• Dataset excerpt
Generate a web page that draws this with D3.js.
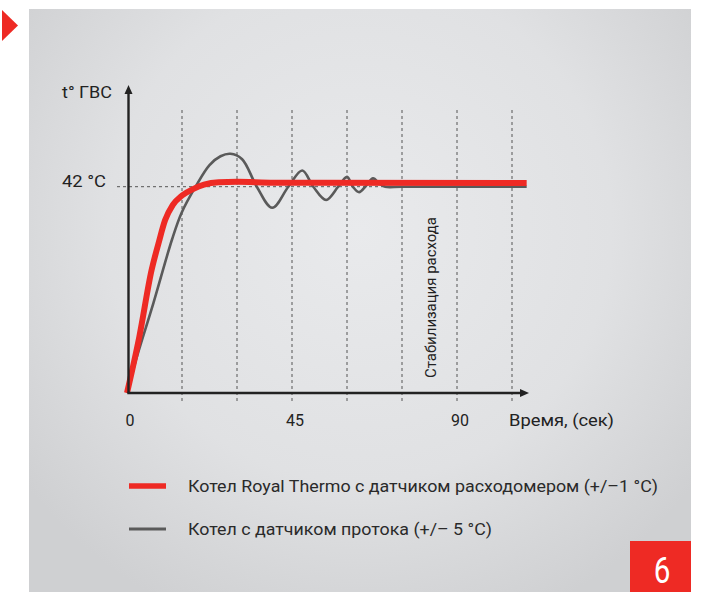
<!DOCTYPE html>
<html>
<head>
<meta charset="utf-8">
<script src="https://cdn.jsdelivr.net/npm/d3@7"></script>
<style>
  body { margin: 0; background: #fff; }
  svg { display: block; font-family: Roboto, "Open Sans", sans-serif; }
</style>
</head>
<body>
<svg id="chart" width="705" height="592"></svg>
<script>
// time (sec) of the dotted guide lines and the labelled ticks
var gridTimes = [15, 30, 45, 60, 75, 90, 105];
var tickTimes = [0, 45, 90];
var targetTemp = 42;

// Royal Thermo boiler with flow meter: time (sec) / temperature (°C)
var royalTime = [0, 3.35, 6.7, 8.6, 10.4, 12.5, 15, 18, 21, 25, 30, 40, 109];
var royalTemp = [0, 11.4, 25, 30.5, 35.2, 38.3, 40.2, 41.5, 42.4, 42.9, 43, 42.8, 42.75];

// boiler with a plain flow sensor: overshoots and swings before it settles
var flowTime = [0, 2.2, 7.2, 12.3, 14.9, 18.7, 22.5, 25.5, 28.2, 31.4, 35.4, 39.6, 44, 47.8, 50.8, 54.3, 57.6, 60, 61.6, 63.3, 65.2, 67.1, 68.9, 70.4, 75, 109];
var flowTemp = [0, 6.1, 18.3, 31.3, 36.7, 42, 46.4, 48.2, 48.7, 47.6, 42, 37.7, 42, 45.3, 42, 39.3, 42, 44.0, 42, 40.9, 42.2, 43.7, 42.6, 42, 42, 42];

var legendLabels = [
  "Котел Royal Thermo с датчиком расходомером (+/–1 °C)",
  "Котел с датчиком протока (+/– 5 °C)"
];
var legendColors = ["#ee2a24", "#5a5a5a"];

var svg = d3.select("#chart");
var red = "#ee2a24", ink = "#222";

// background panel with a soft light centre
var defs = svg.append("defs");
var grad = defs.append("radialGradient").attr("id", "bg")
  .attr("gradientUnits", "userSpaceOnUse")
  .attr("cx", 360).attr("cy", 230).attr("r", 420);
grad.append("stop").attr("offset", "0").attr("stop-color", "#e9eaec");
grad.append("stop").attr("offset", "0.6").attr("stop-color", "#e0e1e3");
grad.append("stop").attr("offset", "1").attr("stop-color", "#cfd0d2");

svg.append("rect").attr("x", 29).attr("y", 9).attr("width", 662).attr("height", 583)
  .attr("fill", "url(#bg)");

// red marker top-left
svg.append("path").attr("d", "M2,10 L18,25.5 L2,41 Z").attr("fill", red);

var x = d3.scaleLinear().domain([0, 105]).range([127, 512]);
var y = d3.scaleLinear().domain([0, 62.5]).range([393, 86]);
var axisX = x(0) + 1.5;

// dotted guides
svg.append("g").selectAll("line").data(gridTimes).join("line")
  .attr("x1", d => x(d)).attr("x2", d => x(d))
  .attr("y1", 110).attr("y2", 401)
  .attr("stroke", "#555").attr("stroke-width", 1).attr("stroke-dasharray", "3,3");

svg.append("line")
  .attr("x1", 117).attr("x2", x(105)).attr("y1", y(targetTemp)).attr("y2", y(targetTemp))
  .attr("stroke", "#555").attr("stroke-width", 1).attr("stroke-dasharray", "3,3");

// curves
var swingLine = d3.line().x(d => x(d[0])).y(d => y(d[1])).curve(d3.curveCatmullRom.alpha(0.5));
var smoothLine = d3.line().x(d => x(d[0])).y(d => y(d[1])).curve(d3.curveMonotoneX);

svg.append("path").datum(d3.zip(flowTime, flowTemp))
  .attr("d", swingLine).attr("fill", "none")
  .attr("stroke", legendColors[1]).attr("stroke-width", 2.6);

svg.append("path").datum(d3.zip(royalTime, royalTemp))
  .attr("d", smoothLine).attr("fill", "none")
  .attr("stroke", legendColors[0]).attr("stroke-width", 6)
  .attr("stroke-linecap", "butt");

// axes with arrows
svg.append("line").attr("x1", axisX).attr("x2", axisX).attr("y1", 393).attr("y2", 92)
  .attr("stroke", ink).attr("stroke-width", 2.4);
svg.append("path").attr("d", `M${axisX},85 L${axisX + 4},94 L${axisX - 4},94 Z`).attr("fill", ink);

svg.append("line").attr("x1", axisX - 1.2).attr("x2", 522).attr("y1", 393).attr("y2", 393)
  .attr("stroke", ink).attr("stroke-width", 2.4);
svg.append("path").attr("d", "M529,393 L520,389 L520,397 Z").attr("fill", ink);

// tick labels
svg.append("g").selectAll("text").data(tickTimes).join("text")
  .attr("x", d => x(d) + 3).attr("y", 426)
  .attr("text-anchor", "middle").attr("font-size", 16).attr("fill", ink)
  .text(d => d);

svg.append("text").attr("x", 509).attr("y", 426).attr("font-size", 16).attr("fill", ink)
  .attr("textLength", 105).attr("lengthAdjust", "spacingAndGlyphs")
  .text("Время, (сек)");

svg.append("text").attr("x", 62).attr("y", 98).attr("font-size", 16).attr("fill", ink)
  .attr("textLength", 50).attr("lengthAdjust", "spacingAndGlyphs")
  .text("t° ГВС");

svg.append("text").attr("x", 62).attr("y", 187).attr("font-size", 16).attr("fill", ink)
  .attr("textLength", 44).attr("lengthAdjust", "spacingAndGlyphs")
  .text(targetTemp + " °C");

svg.append("text")
  .attr("transform", "translate(436,378) rotate(-90)")
  .attr("font-size", 14).attr("fill", ink)
  .attr("textLength", 161).attr("lengthAdjust", "spacingAndGlyphs")
  .text("Стабилизация расхода");

// legend
var legend = svg.append("g").selectAll("g").data(legendLabels).join("g")
  .attr("transform", (d, i) => `translate(0,${486 + i * 43})`);
legend.append("line").attr("x1", 129).attr("x2", 166)
  .attr("stroke", (d, i) => legendColors[i])
  .attr("stroke-width", (d, i) => i === 0 ? 5.5 : 3);
legend.append("text").attr("x", 188).attr("y", 6)
  .attr("font-size", 17).attr("fill", "#2a2a2a")
  .attr("textLength", (d, i) => i === 0 ? 470 : 304).attr("lengthAdjust", "spacingAndGlyphs")
  .text(d => d);

// page number box
svg.append("rect").attr("x", 630).attr("y", 541).attr("width", 61).attr("height", 51).attr("fill", red);
svg.append("text").attr("transform", "translate(662,583) scale(0.8,1)")
  .attr("text-anchor", "middle").attr("font-size", 37).attr("fill", "#fff")
  .text("6");
</script>
</body>
</html>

• Stated task
Please take the lines from the beginning of the data above through the line holding "43, 42.8, 42.75];" and transcribe them exactly, without any pictures.

• Reply to the task
Generate a web page that draws this with D3.js.
<!DOCTYPE html>
<html>
<head>
<meta charset="utf-8">
<script src="https://cdn.jsdelivr.net/npm/d3@7"></script>
<style>
  body { margin: 0; background: #fff; }
  svg { display: block; font-family: Roboto, "Open Sans", sans-serif; }
</style>
</head>
<body>
<svg id="chart" width="705" height="592"></svg>
<script>
// time (sec) of the dotted guide lines and the labelled ticks
var gridTimes = [15, 30, 45, 60, 75, 90, 105];
var tickTimes = [0, 45, 90];
var targetTemp = 42;

// Royal Thermo boiler with flow meter: time (sec) / temperature (°C)
var royalTime = [0, 3.35, 6.7, 8.6, 10.4, 12.5, 15, 18, 21, 25, 30, 40, 109];
var royalTemp = [0, 11.4, 25, 30.5, 35.2, 38.3, 40.2, 41.5, 42.4, 42.9, 43, 42.8, 42.75];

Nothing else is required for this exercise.